There is no history of radical Islam in Cuba. In fact, there is hardly any history of Islam at all. With its long-standing paranoia about internal security and its elaborate network of government spies and snitches, the island nation would have to be among the last places on Earth where al-Qaeda would try to establish a cell, let alone plan and launch an attack. Yet Cuba is on the list because the State Department still considers it -- along with Iran, Sudan and Syria -- to be a state sponsor of terrorism.
Really? Despite the fact that the U.S. Interests Section in Havana was one of the few American diplomatic posts in the world to remain open for normal business, with no apparent increased security, in the days after the Sept. 11, 2001, terrorist attacks?
The Obama administration has made many admirable moves to bring U.S. foreign policy into closer alignment with objective reality. But progress toward a fact-based relationship with Cuba has been tentative and halting, at best. Obvious steps that could only serve U.S. interests -- and, in the process, almost surely make Cuba a more open society -- remain untaken.
Last month, New York Times correspondent Tim Golden and I hosted a lunchtime conversation -- and mini-concert -- in Washington with Carlos Varela, a singer-songwriter who is often called Cuba's Bob Dylan. The event, sponsored by the New America Foundation's U.S.-Cuba Policy Initiative and the Center for Democracy in the Americas, was notable for the fact that it could take place at all: Varela's only previous trip to the United States was in 1998. He wanted to come again in 2004, but the U.S. government refused him a visa.
The George W. Bush administration adopted a hard-line policy of denying visas to most Cuban artists, including some who were trying to come because they had been nominated for Grammy Awards. The fact that Varela got a visa this time is indicative of a partial thaw, but there has not yet been a full return to the pre-Bush status quo, when the question that preoccupied Cuban musicians was whether the Castro government would let them out, not whether the U.S. government would let them in.

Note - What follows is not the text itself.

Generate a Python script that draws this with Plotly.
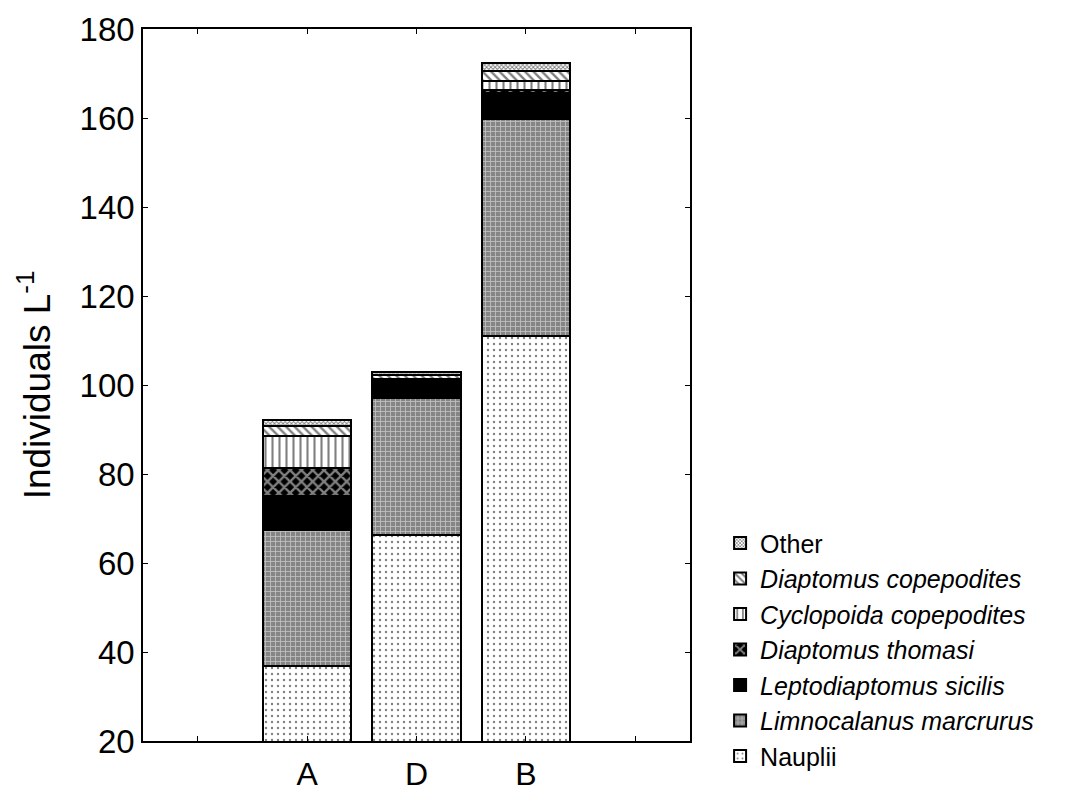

In May, the Obama administration denied a visa to world-famous Cuban folk singer Silvio Rodriguez, who had hoped to perform at a concert in New York marking the legendary Pete Seeger's 90th birthday. I suppose it's possible to draw a distinction -- Rodriguez is known as a true believer in the communist system that Fidel Castro installed, while Varela, without explicitly criticizing the regime, uses nuance and metaphor to question the government and express the impatience of Cuban youth. But since when is the United States afraid of exposure to a competing ideology?
The Obama administration has inched forward in the right direction. Last April, the president lifted restrictions on how often Cuban Americans can visit relatives on the island and how much money they can send to family members. Basically undisturbed, however, are the main pillars of a half-century's worth of failed policy toward Cuba: the ban that effectively keeps almost all other Americans from traveling to Cuba, and the trade embargo that forbids U.S. companies from doing business there.
Granted, the president already has plenty on his plate. He may be reluctant to introduce yet another variable. It's not hard to imagine a senator or a group of House members holding, say, health-care reform hostage over Cuba policy.
But it's difficult for me to believe that Obama fails to see how insane our current policy really is. He needs to change it -- and he can begin by ceasing to pretend that looking for al-Qaeda terrorists on flights from Cuba is anything but a big waste of time.